Will these tech wings survive a new administration? Snow said 18F if operating as if it will, though it has ceased the hiring binge it was previously on as a result of the coming election. Democratic nominee Hillary Clinton has said she’ll keep and expand 18F and USDS, while Trump has been less forthcoming on his tech agenda.
Privacy Debate Rages On
Sometime during Obama’s second term, mobile phones outnumbered the number of people in the world, as sure a sign as any that connectivity and the way humans communicate have irrevocably changed. Yet, as Chris Calabrese, vice president of policy at the Center for Democracy and Technology, said Thursday, little has been done to advance privacy law since the days rotary phones were en vogue.

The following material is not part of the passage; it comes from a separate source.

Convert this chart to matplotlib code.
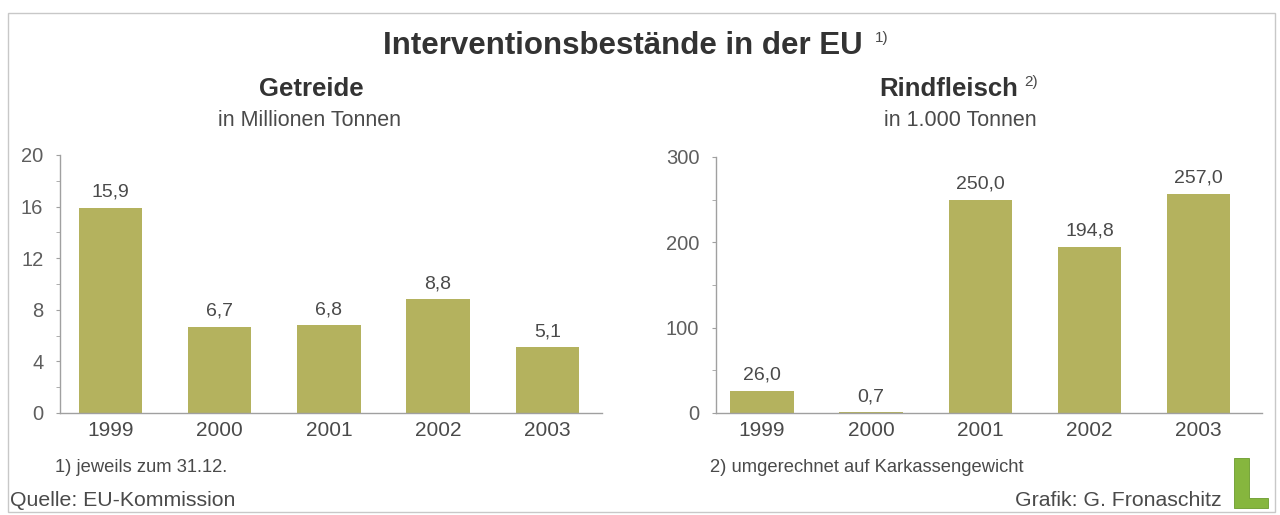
import matplotlib
matplotlib.use("Agg")
import matplotlib.pyplot as plt
from matplotlib.patches import Rectangle, Polygon
from matplotlib.ticker import MultipleLocator

plt.rcParams["font.family"] = ["Liberation Sans", "DejaVu Sans"]

# data
years = ["1999", "2000", "2001", "2002", "2003"]
getreide = [15.9, 6.7, 6.8, 8.8, 5.1]
getreide_labels = ["15,9", "6,7", "6,8", "8,8", "5,1"]
rind = [26.0, 0.7, 250.0, 194.8, 257.0]
rind_labels = ["26,0", "0,7", "250,0", "194,8", "257,0"]

BAR = "#b4b25e"
TXT = "#4a4a4a"
TICK = "#5e5e5e"
AXIS = "#a0a0a0"

fig = plt.figure(figsize=(12.8, 5.15), dpi=100)
W, H = 1280, 515


def px(x, y):
    return x / W, 1 - y / H


# thin frame around the graphic
fig.add_artist(Rectangle(px(8, 512), (1275 - 8) / W, (512 - 13) / H,
                         transform=fig.transFigure, fill=False,
                         edgecolor="#c8c8c8", lw=1.0))


def bar_panel(rect, values, labels, ylim, major, minor, xlim):
    ax = fig.add_axes(rect)
    x = range(len(values))
    ax.bar(x, values, width=0.58, color=BAR, zorder=2)
    for xi, v, lab in zip(x, values, labels):
        ax.annotate(lab, (xi, v), xytext=(0, 5), textcoords="offset points",
                    ha="center", va="bottom", fontsize=14, color=TXT)
    ax.set_xlim(*xlim)
    ax.set_ylim(*ylim)
    ax.set_xticks(list(x))
    ax.set_xticklabels(years)
    ax.yaxis.set_major_locator(MultipleLocator(major))
    ax.yaxis.set_minor_locator(MultipleLocator(minor))
    for s in ("top", "right"):
        ax.spines[s].set_visible(False)
    for s in ("left", "bottom"):
        ax.spines[s].set_color(AXIS)
        ax.spines[s].set_linewidth(1.0)
    ax.tick_params(axis="x", length=0, pad=6, labelsize=15, labelcolor=TXT)
    ax.tick_params(axis="y", which="major", length=3, color=AXIS, pad=9,
                   labelsize=14.5, labelcolor=TICK)
    ax.tick_params(axis="y", which="minor", length=3, color=AXIS)
    ax.patch.set_alpha(0)
    return ax


bar_panel([60 / W, 1 - 413 / H, 542 / W, (413 - 155) / H],
          getreide, getreide_labels, (0, 20), 4, 2, (-0.46, 4.5))
bar_panel([716 / W, 1 - 413 / H, 546 / W, (413 - 157) / H],
          rind, rind_labels, (0, 300), 100, 50, (-0.42, 4.58))

# titles
fig.text(*px(623, 46), "Interventionsbestände in der EU", ha="center",
         va="center", fontsize=22.5, fontweight="bold", color="#333333")
fig.text(*px(875, 38), "1)", ha="left", va="center", fontsize=11, color=TXT)
fig.text(*px(311, 89), "Getreide", ha="center", va="center", fontsize=18.5,
         fontweight="bold", color="#333333")
fig.text(*px(310, 121), "in Millionen Tonnen", ha="center", va="center",
         fontsize=15.5, color=TXT)
fig.text(*px(949, 89), "Rindfleisch", ha="center", va="center", fontsize=18.5,
         fontweight="bold", color="#333333")
fig.text(*px(1024, 82), "2)", ha="left", va="center", fontsize=11, color=TXT)
fig.text(*px(960, 121), "in 1.000 Tonnen", ha="center", va="center",
         fontsize=15.5, color=TXT)

# footnotes and credits
fig.text(*px(55, 467), "1) jeweils zum 31.12.", ha="left", va="center",
         fontsize=13.2, color=TXT)
fig.text(*px(710, 467), "2) umgerechnet auf Karkassengewicht", ha="left",
         va="center", fontsize=13.2, color=TXT)
fig.text(*px(10, 501), "Quelle: EU-Kommission", ha="left", va="center",
         fontsize=15.3, color=TXT)
fig.text(*px(1222, 500), "Grafik: G. Fronaschitz", ha="right", va="center",
         fontsize=15.3, color=TXT)

# green "L" logo
logo = [(1234, 458), (1249, 458), (1249, 498), (1268, 498), (1268, 508),
        (1234, 508)]
fig.add_artist(Polygon([px(x, y) for x, y in logo], closed=True,
                       transform=fig.transFigure, facecolor="#86b63e",
                       edgecolor="#6a9b2c", lw=0.6))

fig.savefig("out.png", dpi=100, facecolor="white")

“All the rules that govern personal information about each of us are incredibly old,” Calabrese said. “The worry is about control. People understand this information can be used in ways they don’t like, and that it’s growing denser in terms of what is known about each of us.”
The ramifications, like identity or bank fraud, one might expect from losing or compromising a mobile device are easy to imagine, but there are numerous examples where tech infringes upon privacy in less subtle ways. In one startling example, Calabrese highlighted how women in Planned Parenthood clinics were bombarded by anti-abortion ads on their mobile devices. The ads had been geo-targeted to the area in and around the clinic.
“Imagine the scary, creepy factor there: Does somebody know what I’m doing here?” Calabrese said.
“At some point, we are going to have to stop and set baseline rules,” Calabrese added.
The privacy debate will continue well into the next administration, and it's likely encryption technologies will be a key player in it. Encryption became a hot-button issue in early 2016 following the San Bernardino shootings, pitting Apple against the FBI. Calabrese said he expects a “middle ground” approach to win out, but warned the government not to turn its back to the problem. It would be a grievous mistake, Calabrese said, for the government to tell industry to “fix” the encryption problem.
Cybersecurity Is a Bipartisan Priority
Both Donald Trump and Hillary Clinton have released cybersecurity plans that—like Obama's—call for increased spending and importance on cybersecurity. Bipartisan agreement has not been common in this administration, but cybersecurity seems one area both political parties agree needs to improve. Nobody, it seems, wants another Office of Personnel Management breach-like scenario.
“They established a [chief information security officer], so they’ve elevated the issue of managing this kind of risk to that level and we applaud that,” Hodgkins said. “Cyber is front and center, and it is how all agencies are approaching what they want to buy.”